The injured plaintiff allegedly was standing behind a double-parked truck, which was owned by the defendant Pacific Petroleum Transport, Inc., and operated by the defendant Mohamed Raphique, when a vehicle operated by the defendant Cornelius Daisy pinned him against the double-parked truck.

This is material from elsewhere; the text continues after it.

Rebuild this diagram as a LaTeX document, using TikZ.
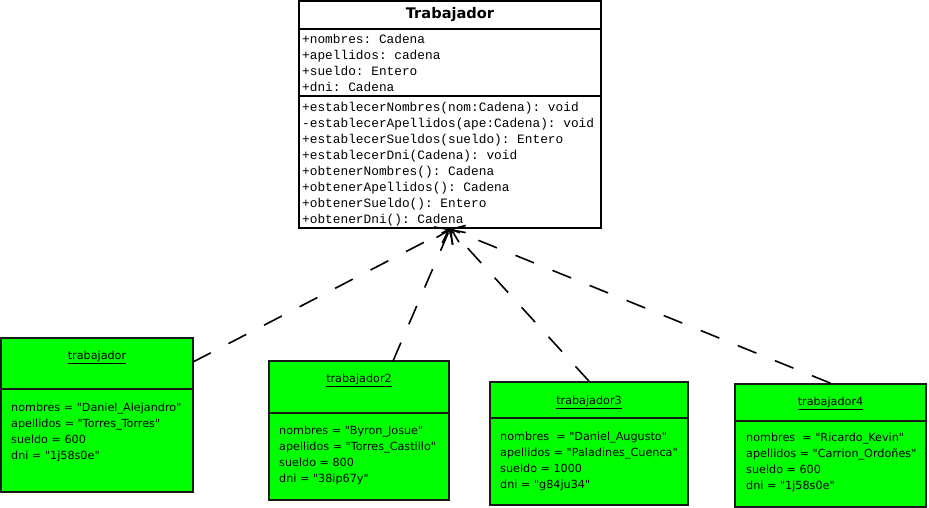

It is well settled that evidence of negligence is not enough by itself to establish liability. It must also be proved that the negligence was a proximate cause of the injury-producing [*2]event (see Sheehan v City of New York, 40 NY2d 496, 501 [1976]; Peters v City of New York, 33 AD3d 779 [2006]). Generally, issues of proximate cause are for the fact finder to resolve (see Derdiarian v Felix Contr. Corp., 51 NY2d 308 [1980]). Here, the defendants Pacific Petroleum Transport, Inc. and Mohamed Raphique failed to submit evidence sufficient to demonstrate their entitlement to judgment as a matter of law (see Winegrad v New York Univ. Med. Ctr., 64 NY2d 851 [1985]). The issue of whether Raphique's negligence in double parking his truck was a proximate cause of the accident should be submitted to the jury (see Ferrer v Harris, 55 NY2d 285 [1982]; Giordano v Sheridan Maintenance Corp., 38 AD2d 552 [1971]). Schmidt, J.P., Santucci, Florio and Dillon, JJ., concur.